**WHAT IS ASKED**
Exactly as they appear, output all of the records. Skip any images.

Code that draws figures:
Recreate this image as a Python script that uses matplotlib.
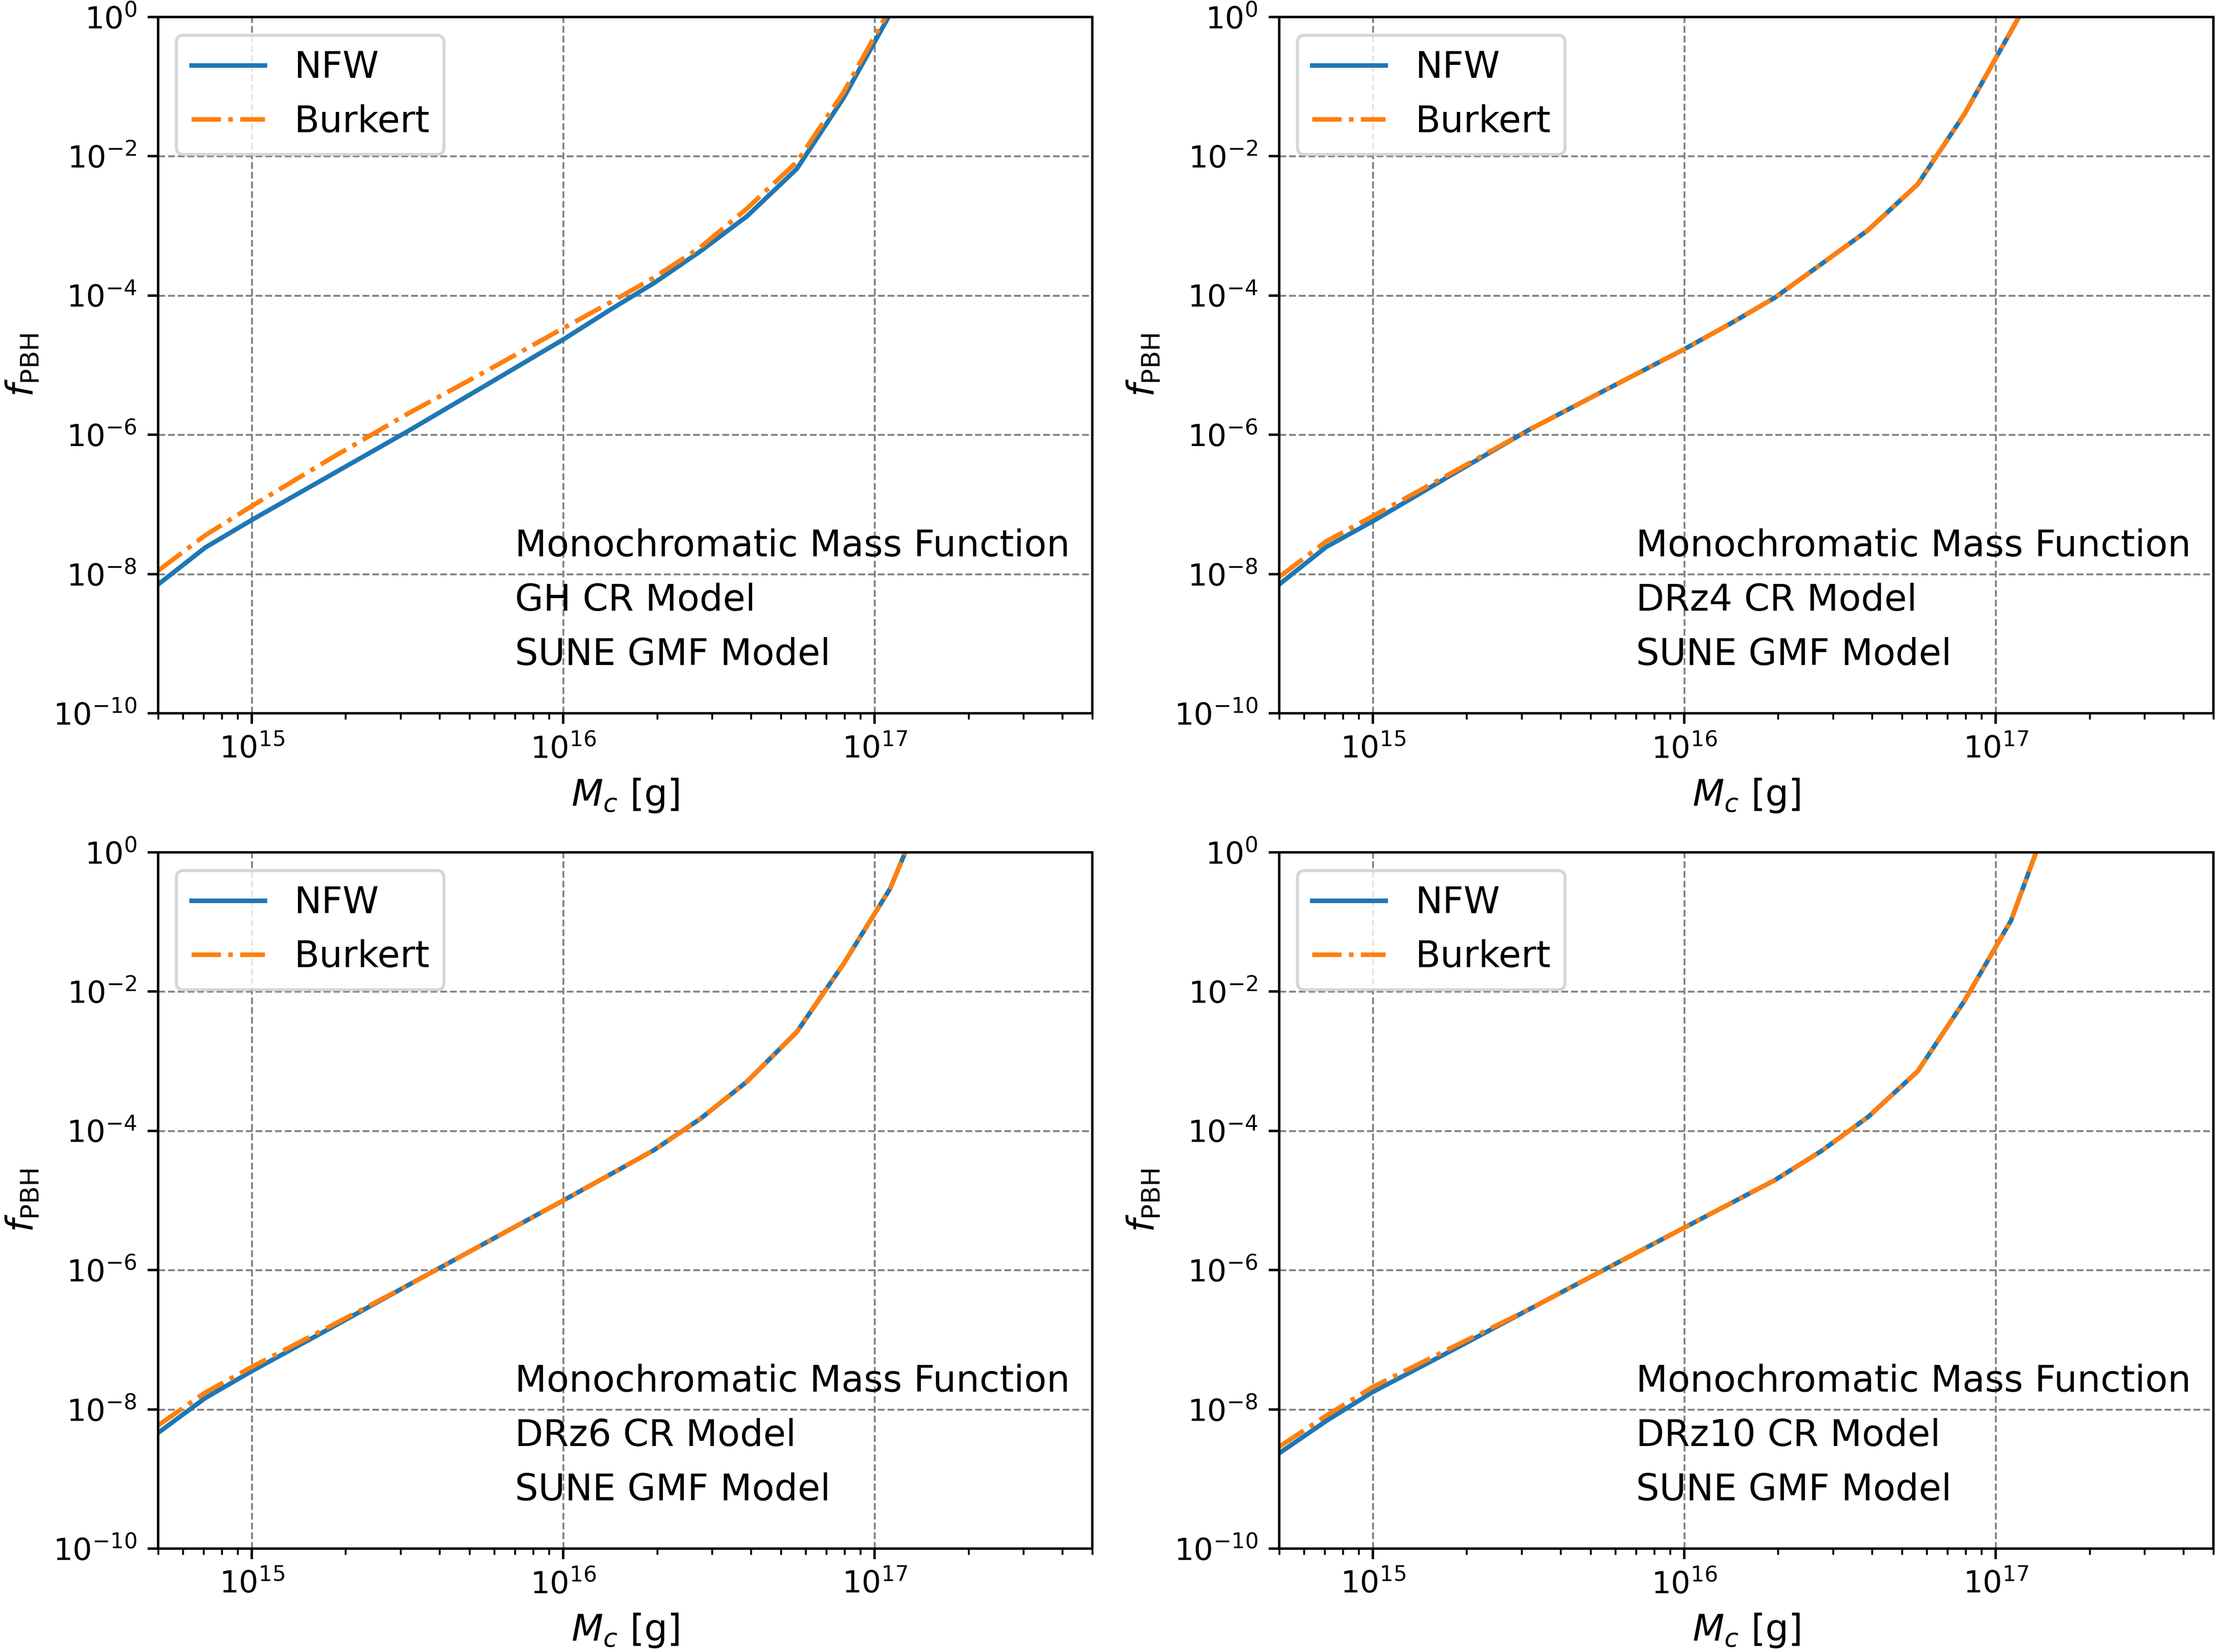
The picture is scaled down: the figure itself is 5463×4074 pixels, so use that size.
import matplotlib
matplotlib.use('Agg')
import matplotlib.pyplot as plt
from matplotlib.ticker import NullLocator

# PBH mass grid [g]
mass = [5.0e14, 7.08e14, 1.0e15, 1.78e15, 3.16e15, 5.62e15, 1.0e16, 1.41e16,
        1.95e16, 2.75e16, 3.89e16, 5.62e16, 7.94e16, 1.12e17, 1.58e17]

# f_PBH upper limits, GH CR model
gh_nfw = [7.1e-9, 2.4e-8, 6.0e-8, 2.6e-7, 1.12e-6, 5.1e-6, 2.34e-5, 6.2e-5,
          1.5e-4, 4.3e-4, 1.38e-3, 6.6e-3, 6.9e-2, 1.1, 16.0]
gh_burkert = [1.12e-8, 3.6e-8, 9.5e-8, 4.5e-7, 2.0e-6, 8.1e-6, 3.4e-5, 7.9e-5,
              1.8e-4, 4.9e-4, 1.78e-3, 8.3e-3, 8.3e-2, 1.32, 20.0]

# DRz4 CR model
drz4_nfw = [7.1e-9, 2.45e-8, 5.75e-8, 2.63e-7, 1.17e-6, 4.47e-6, 1.7e-5, 3.98e-5,
            9.3e-5, 2.82e-4, 8.7e-4, 3.98e-3, 4.07e-2, 0.63, 10.0]
drz4_burkert = [9.1e-9, 2.95e-8, 6.8e-8, 2.8e-7, 1.17e-6, 4.47e-6, 1.7e-5, 3.98e-5,
                9.3e-5, 2.82e-4, 8.7e-4, 3.98e-3, 4.07e-2, 0.63, 10.0]

# DRz6 CR model
drz6_nfw = [4.6e-9, 1.45e-8, 3.55e-8, 1.45e-7, 6.0e-7, 2.45e-6, 1.0e-5, 2.34e-5,
            5.25e-5, 1.48e-4, 5.1e-4, 2.63e-3, 2.5e-2, 0.30, 12.0]
drz6_burkert = [5.9e-9, 1.74e-8, 4.07e-8, 1.55e-7, 6.0e-7, 2.45e-6, 1.0e-5, 2.34e-5,
                5.25e-5, 1.48e-4, 5.1e-4, 2.63e-3, 2.5e-2, 0.30, 12.0]

# DRz10 CR model
drz10_nfw = [2.34e-9, 6.8e-9, 1.78e-8, 6.9e-8, 2.7e-7, 1.05e-6, 4.07e-6, 9.1e-6,
             1.95e-5, 5.1e-5, 1.58e-4, 7.2e-4, 7.4e-3, 0.105, 7.0]
drz10_burkert = [2.9e-9, 8.1e-9, 2.1e-8, 7.6e-8, 2.7e-7, 1.05e-6, 4.07e-6, 9.1e-6,
                 1.95e-5, 5.1e-5, 1.58e-4, 7.2e-4, 7.4e-3, 0.105, 7.0]

cr_models = ['GH', 'DRz4', 'DRz6', 'DRz10']
nfw_data = [gh_nfw, drz4_nfw, drz6_nfw, drz10_nfw]
burkert_data = [gh_burkert, drz4_burkert, drz6_burkert, drz10_burkert]

yticks = [1e-10, 1e-8, 1e-6, 1e-4, 1e-2, 1e0]


def make_panel(fig, rect, nfw, burkert, cr_name):
	ax = fig.add_axes(rect)
	ax.plot(mass, nfw, '-', color='C0', lw=1.5, label='NFW')
	ax.plot(mass, burkert, '-.', color='C1', lw=1.5, label='Burkert')
	ax.set_xscale('log')
	ax.set_yscale('log')
	ax.set_xlim(5e14, 5e17)
	ax.set_ylim(1e-10, 1e0)
	ax.set_yticks(yticks)
	ax.yaxis.set_minor_locator(NullLocator())
	ax.grid(True, which='major', ls='--', color='gray', lw=0.6)
	ax.set_xlabel(r'$M_c$ [g]', fontsize=12)
	ax.set_ylabel(r'$f_{\rm PBH}$', fontsize=12)
	ax.legend(loc='upper left', fontsize=12)

	lines = ['Monochromatic Mass Function', cr_name + ' CR Model', 'SUNE GMF Model']
	for i, txt in enumerate(lines):
		ax.text(0.382, 0.2254 - 0.078 * i, txt, transform=ax.transAxes,
				fontsize=12, va='baseline', ha='left')
	return ax


def main():
	dpi = 543
	fig = plt.figure(figsize=(5463 / dpi, 4074 / dpi), dpi=dpi)

	w, h = 0.4218, 0.4215
	rects = [[0.0714, 0.5682, w, h], [0.5775, 0.5682, w, h],
			 [0.0714, 0.0626, w, h], [0.5775, 0.0626, w, h]]

	for rect, nfw, bur, name in zip(rects, nfw_data, burkert_data, cr_models):
		make_panel(fig, rect, nfw, bur, name)

	fig.savefig('out.png', dpi=dpi)


if __name__ == '__main__':
	main()
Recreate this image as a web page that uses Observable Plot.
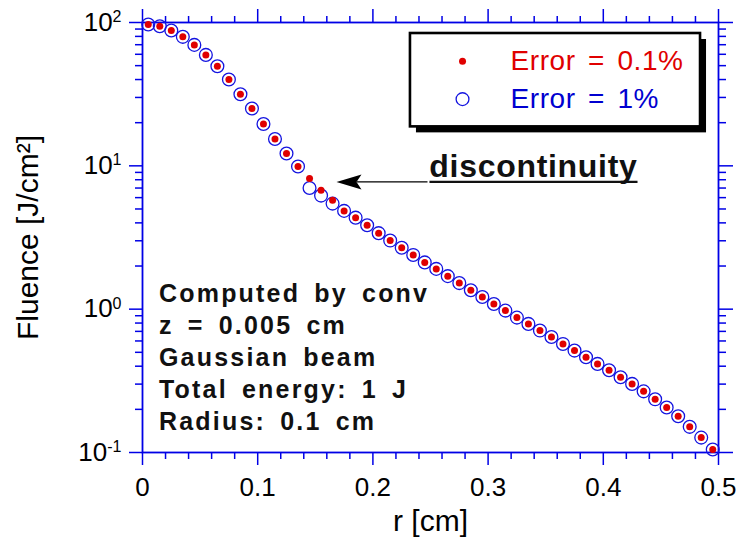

**ANSWER TO THIS PROBLEM**
Recreate this image as a Python script that uses matplotlib.
The picture is scaled down: the figure itself is 5463×4074 pixels, so use that size.
import matplotlib
matplotlib.use('Agg')
import matplotlib.pyplot as plt
from matplotlib.ticker import NullLocator

# PBH mass grid [g]
mass = [5.0e14, 7.08e14, 1.0e15, 1.78e15, 3.16e15, 5.62e15, 1.0e16, 1.41e16,
        1.95e16, 2.75e16, 3.89e16, 5.62e16, 7.94e16, 1.12e17, 1.58e17]

# f_PBH upper limits, GH CR model
gh_nfw = [7.1e-9, 2.4e-8, 6.0e-8, 2.6e-7, 1.12e-6, 5.1e-6, 2.34e-5, 6.2e-5,
          1.5e-4, 4.3e-4, 1.38e-3, 6.6e-3, 6.9e-2, 1.1, 16.0]
gh_burkert = [1.12e-8, 3.6e-8, 9.5e-8, 4.5e-7, 2.0e-6, 8.1e-6, 3.4e-5, 7.9e-5,
              1.8e-4, 4.9e-4, 1.78e-3, 8.3e-3, 8.3e-2, 1.32, 20.0]

# DRz4 CR model
drz4_nfw = [7.1e-9, 2.45e-8, 5.75e-8, 2.63e-7, 1.17e-6, 4.47e-6, 1.7e-5, 3.98e-5,
            9.3e-5, 2.82e-4, 8.7e-4, 3.98e-3, 4.07e-2, 0.63, 10.0]
drz4_burkert = [9.1e-9, 2.95e-8, 6.8e-8, 2.8e-7, 1.17e-6, 4.47e-6, 1.7e-5, 3.98e-5,
                9.3e-5, 2.82e-4, 8.7e-4, 3.98e-3, 4.07e-2, 0.63, 10.0]

# DRz6 CR model
drz6_nfw = [4.6e-9, 1.45e-8, 3.55e-8, 1.45e-7, 6.0e-7, 2.45e-6, 1.0e-5, 2.34e-5,
            5.25e-5, 1.48e-4, 5.1e-4, 2.63e-3, 2.5e-2, 0.30, 12.0]
drz6_burkert = [5.9e-9, 1.74e-8, 4.07e-8, 1.55e-7, 6.0e-7, 2.45e-6, 1.0e-5, 2.34e-5,
                5.25e-5, 1.48e-4, 5.1e-4, 2.63e-3, 2.5e-2, 0.30, 12.0]

# DRz10 CR model
drz10_nfw = [2.34e-9, 6.8e-9, 1.78e-8, 6.9e-8, 2.7e-7, 1.05e-6, 4.07e-6, 9.1e-6,
             1.95e-5, 5.1e-5, 1.58e-4, 7.2e-4, 7.4e-3, 0.105, 7.0]
drz10_burkert = [2.9e-9, 8.1e-9, 2.1e-8, 7.6e-8, 2.7e-7, 1.05e-6, 4.07e-6, 9.1e-6,
                 1.95e-5, 5.1e-5, 1.58e-4, 7.2e-4, 7.4e-3, 0.105, 7.0]

cr_models = ['GH', 'DRz4', 'DRz6', 'DRz10']
nfw_data = [gh_nfw, drz4_nfw, drz6_nfw, drz10_nfw]
burkert_data = [gh_burkert, drz4_burkert, drz6_burkert, drz10_burkert]

yticks = [1e-10, 1e-8, 1e-6, 1e-4, 1e-2, 1e0]


def make_panel(fig, rect, nfw, burkert, cr_name):
	ax = fig.add_axes(rect)
	ax.plot(mass, nfw, '-', color='C0', lw=1.5, label='NFW')
	ax.plot(mass, burkert, '-.', color='C1', lw=1.5, label='Burkert')
	ax.set_xscale('log')
	ax.set_yscale('log')
	ax.set_xlim(5e14, 5e17)
	ax.set_ylim(1e-10, 1e0)
	ax.set_yticks(yticks)
	ax.yaxis.set_minor_locator(NullLocator())
	ax.grid(True, which='major', ls='--', color='gray', lw=0.6)
	ax.set_xlabel(r'$M_c$ [g]', fontsize=12)
	ax.set_ylabel(r'$f_{\rm PBH}$', fontsize=12)
	ax.legend(loc='upper left', fontsize=12)

	lines = ['Monochromatic Mass Function', cr_name + ' CR Model', 'SUNE GMF Model']
	for i, txt in enumerate(lines):
		ax.text(0.382, 0.2254 - 0.078 * i, txt, transform=ax.transAxes,
				fontsize=12, va='baseline', ha='left')
	return ax


def main():
	dpi = 543
	fig = plt.figure(figsize=(5463 / dpi, 4074 / dpi), dpi=dpi)

	w, h = 0.4218, 0.4215
	rects = [[0.0714, 0.5682, w, h], [0.5775, 0.5682, w, h],
			 [0.0714, 0.0626, w, h], [0.5775, 0.0626, w, h]]

	for rect, nfw, bur, name in zip(rects, nfw_data, burkert_data, cr_models):
		make_panel(fig, rect, nfw, bur, name)

	fig.savefig('out.png', dpi=dpi)


if __name__ == '__main__':
	main()
Recreate this image as a web page that uses Observable Plot.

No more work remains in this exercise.